Leonard, VINCI’s innovation and foresight platform, is tasked with identifying trends and imagining the future of cities and regions. Through its forward-looking research, studies and project and startup incubators, Leonard is teaming up to find the answers for the world of tomorrow. Here are the ideas that are taking construction, mobility and energy to the next stage and addressing environmental issues.

Intrapreneur or entrepreneur: incubation programmes for ideas with a positive impact

VINCI employees are brimming with ideas and, most importantly, keen to develop them. They are experts in their field and often in the middle of the action, so they are the first to envision new tools and techniques for their job and ways of improving it. Leonard has two programmes for them. In addition to employees, Leonard also welcomes people from outside VINCI who have ideas that may have a positive impact on mobility, construction and energy tomorrow.

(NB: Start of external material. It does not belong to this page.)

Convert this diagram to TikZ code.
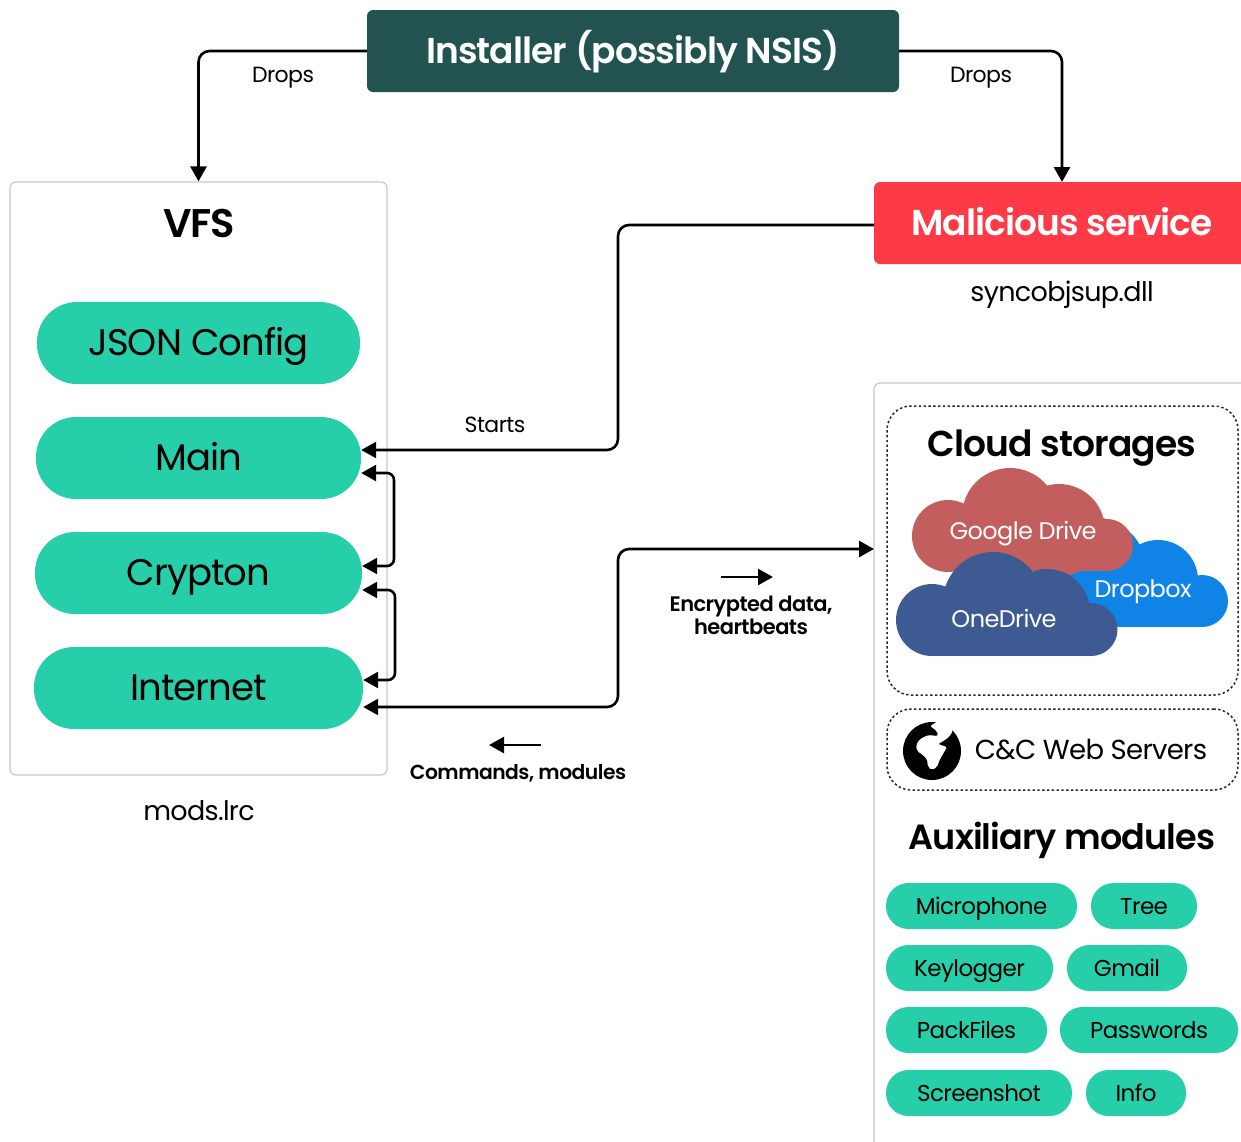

Depending on their innovation’s level of maturity, businesses can embark on one of Leonard’s two distinct programmes. If the project is in its early stages, the entrepreneur can join Leonard’s Seed programme, which includes financial support, training, workshops and meetings with experts and investors. Entrepreneurs with more mature startups can join the Catalyst programme, which involves close connections with VINCI companies and support until they reach a contractual agreement with their company.

The four programmes have the same aim: incubate innovative projects that will foster sustainable development in cities and regions and produce concrete results that have a positive impact.

Here are a few projects that Leonard is supporting to limit the environmental impact of construction, mobility and energy.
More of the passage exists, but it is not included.